We introduce Vortex, a memory system architecture that uses
application-specific information about the layout of data objects in
memory to actively move data to the processor.  The crux of Vortex
lies in a flexible data streaming technique called Multi-Dimensional
Streams (MDS).  MDS allows the programmer or compiler to compactly
describe to the memory system a stream of memory addresses that the
processor will make to a data structure.  Each address stream is
specified as an N-dimensional object consisting of N (base, length,
stride) descriptors.  Furthermore, the MDS descriptors also allow the
specification of memory indirection, thus enabling the description of
address streams that arise from traversing recursive data structures.
At runtime, under the control of special prefetch instructions, the
application can selectively activate different MDS descriptors to
initiate prefetching in the memory controller.

The ability to generate irregular address streams and perform
prefetching from within the memory system has several advantages.
First, it provides the application with a "smart prefetch" capability.
In Vortex, the application can prefetch a large amount of data by
executing a small number of instructions thus reducing the runtime
cost of prefetching.  Second, the "round trip" time between the issue
of a prefetch and the arrival of the data is minimized because the
prefetch is performed closer to the physical DRAMs.  This reduces the
critical path latency necessary to traverse a chain of pointers.
Third, address generation in Vortex is decoupled from computation in
the main CPU.  This allows the "prefetch distance" between the memory
controller and the main CPU to be adjusted dynamically.  Lastly, the
Vortex prefetcher has access to the raw DRAM interface; therefore, it
can dynamically reorder prefetch accesses to draw long streams out of
DRAM pages when spatial locality in the address stream exists.

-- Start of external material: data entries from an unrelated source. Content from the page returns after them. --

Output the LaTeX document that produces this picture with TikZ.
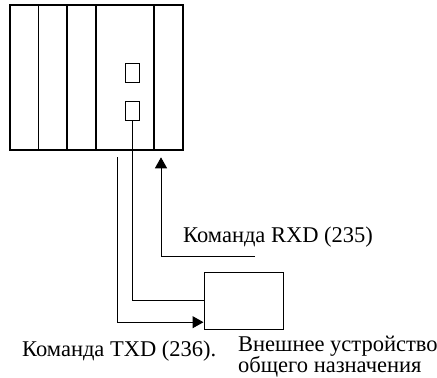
\documentclass[tikz,border=0pt]{standalone}
\usepackage{fontspec}
\setmainfont{Liberation Serif}
\usetikzlibrary{arrows.meta}
\begin{document}
\begin{tikzpicture}[
    x=1pt, y=-1pt,
    font=\fontsize{22.5}{21}\selectfont,
    modulo/.style={draw, line width=1.1pt, inner sep=0pt, minimum height=145pt},
    puerto/.style={draw, line width=1pt, inner sep=0pt, minimum width=14pt, minimum height=19pt},
    equipo/.style={draw, line width=1pt, inner sep=0pt, minimum width=79pt, minimum height=57pt},
    enlace/.style={line width=1pt},
    flecha/.style={enlace, -{Triangle[length=11pt,width=12pt]}},
    rotulo/.style={inner sep=0pt}]

  \useasboundingbox (0,0) rectangle (437,378);

  %% ============================== rack =====================================
  \foreach \i/\xa/\xb in {1/10/38.5, 2/38.5/67, 3/67/96, 4/96/154, 5/154/183}
    \node[modulo, minimum width={(\xb-\xa)*1pt}] (m\i) at ({(\xa+\xb)/2}, 77.5) {};
  \node[puerto] (pa) at (132, 72.5) {};
  \node[puerto] (pb) at (132, 111) {};

  %% ============================ device ======================================
  \node[equipo] (dev) at (243.5, 300.5) {};

  %% ============================ links =======================================
  \coordinate (txd) at (117.3, 157.3);
  \coordinate (rxd) at (255, 256.7);
  \coordinate (rxdtip) at (161, 157.3);
  \draw[flecha] (txd) |- ([yshift=7.3pt]dev.south west);
  \draw[enlace] (pb.south) |- (dev.west);
  \draw[flecha] (rxd) -| (rxdtip);

  %% ============================ labels ======================================
  \node[rotulo, anchor=base west] (lrxd) at (183, 242.5) {Команда RXD (235)};
  \node[rotulo, anchor=base west] (ltxd) at (22, 356) {Команда TXD (236).};
  \node[rotulo, anchor=base west, align=left] (ldev) at (238, 372)
    {Внешнее устройство\\общего назначения};

\end{tikzpicture}
\end{document}
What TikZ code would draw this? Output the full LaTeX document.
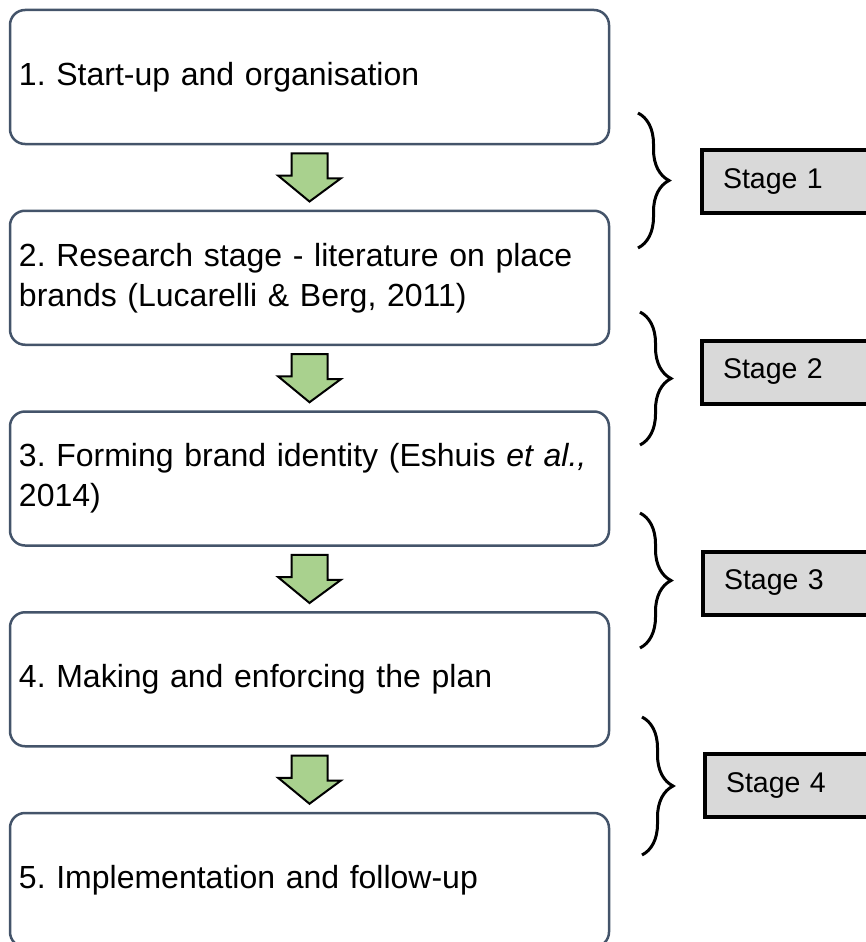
\documentclass[tikz,border=0pt]{standalone}
\usepackage{fontspec}
\setmainfont{Liberation Sans}
\usetikzlibrary{calc,decorations.pathreplacing}
\frenchspacing

\definecolor{boxline}{HTML}{44546A}
\definecolor{arrowgreen}{HTML}{A9D18E}
\definecolor{stagegray}{HTML}{D9D9D9}

\tikzset{
  stepbox/.style={draw=boxline, line width=2.5pt, rounded corners=15pt,
    minimum width=599pt, minimum height=134pt, text width=581pt,
    inner xsep=9pt, align=left, font=\fontsize{32}{40}\selectfont},
  stagebox/.style={draw=black, fill=stagegray, line width=4pt, anchor=west,
    minimum height=63pt, text width=133pt, inner xsep=21pt, align=left,
    font=\fontsize{28.5}{34}\selectfont},
  flowarrow/.style={draw=black, fill=arrowgreen, line width=2pt, line join=miter},
  stagebrace/.style={draw=black, line width=3pt,
    decorate, decoration={brace, amplitude=31pt}}
}

\begin{document}
\begin{tikzpicture}[x=1pt, y=1pt, node distance=200.75pt]
    \useasboundingbox (0,0) rectangle (866,-942);

    \node[stepbox] (b1) at (309.5,-77) {1. Start-up and organisation};
    \node[stepbox] (b2) [below of=b1] {2. Research stage - literature on place\\brands (Lucarelli \& Berg, 2011)};
    \node[stepbox] (b3) [below of=b2] {\mbox{3. Forming brand identity (Eshuis \textit{et al.,}}\\2014)};
    \node[stepbox] (b4) [below of=b3] {4. Making and enforcing the plan};
    \node[stepbox] (b5) [below of=b4] {5. Implementation and follow-up};

    \draw[flowarrow] ($(b1.south)+(-18,-8)$) -- ++(36,0) -- ++(0,-25) -- ++(13.5,0) -- ($(b2.north)+(0,8)$) -- ++(-31.5,26) -- ++(13.5,0) -- cycle;
    \draw[flowarrow] ($(b2.south)+(-18,-8)$) -- ++(36,0) -- ++(0,-25) -- ++(13.5,0) -- ($(b3.north)+(0,8)$) -- ++(-31.5,26) -- ++(13.5,0) -- cycle;
    \draw[flowarrow] ($(b3.south)+(-18,-8)$) -- ++(36,0) -- ++(0,-25) -- ++(13.5,0) -- ($(b4.north)+(0,8)$) -- ++(-31.5,26) -- ++(13.5,0) -- cycle;
    \draw[flowarrow] ($(b4.south)+(-18,-8)$) -- ++(36,0) -- ++(0,-25) -- ++(13.5,0) -- ($(b5.north)+(0,8)$) -- ++(-31.5,26) -- ++(13.5,0) -- cycle;

    \node[stagebox] (g1) at (700,-181.5) {Stage 1};
    \node[stagebox] (g2) at (700,-372) {Stage 2};
    \node[stagebox] (g3) at (701,-583) {Stage 3};
    \node[stagebox] (g4) at (703,-785) {Stage 4};

    \draw[stagebrace] (638,-113) -- (638,-248);
    \draw[stagebrace] (640,-312) -- (640,-445);
    \draw[stagebrace] (640,-513) -- (640,-648);
    \draw[stagebrace] (642,-717) -- (642,-855);
  \end{tikzpicture}
\end{document}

In this talk, we will present Vortex, describe how applications
specify MDS descriptors, and discuss how applications can apply
Vortex-style streaming to improve the performance of irregular
data-intensive computations.  We will also describe the architectural
support needed in Vortex, both in the memory controller and in the
processor stream buffers.  Finally, we will report preliminary
simulation results that demonstrate the performance gains possible on
Vortex.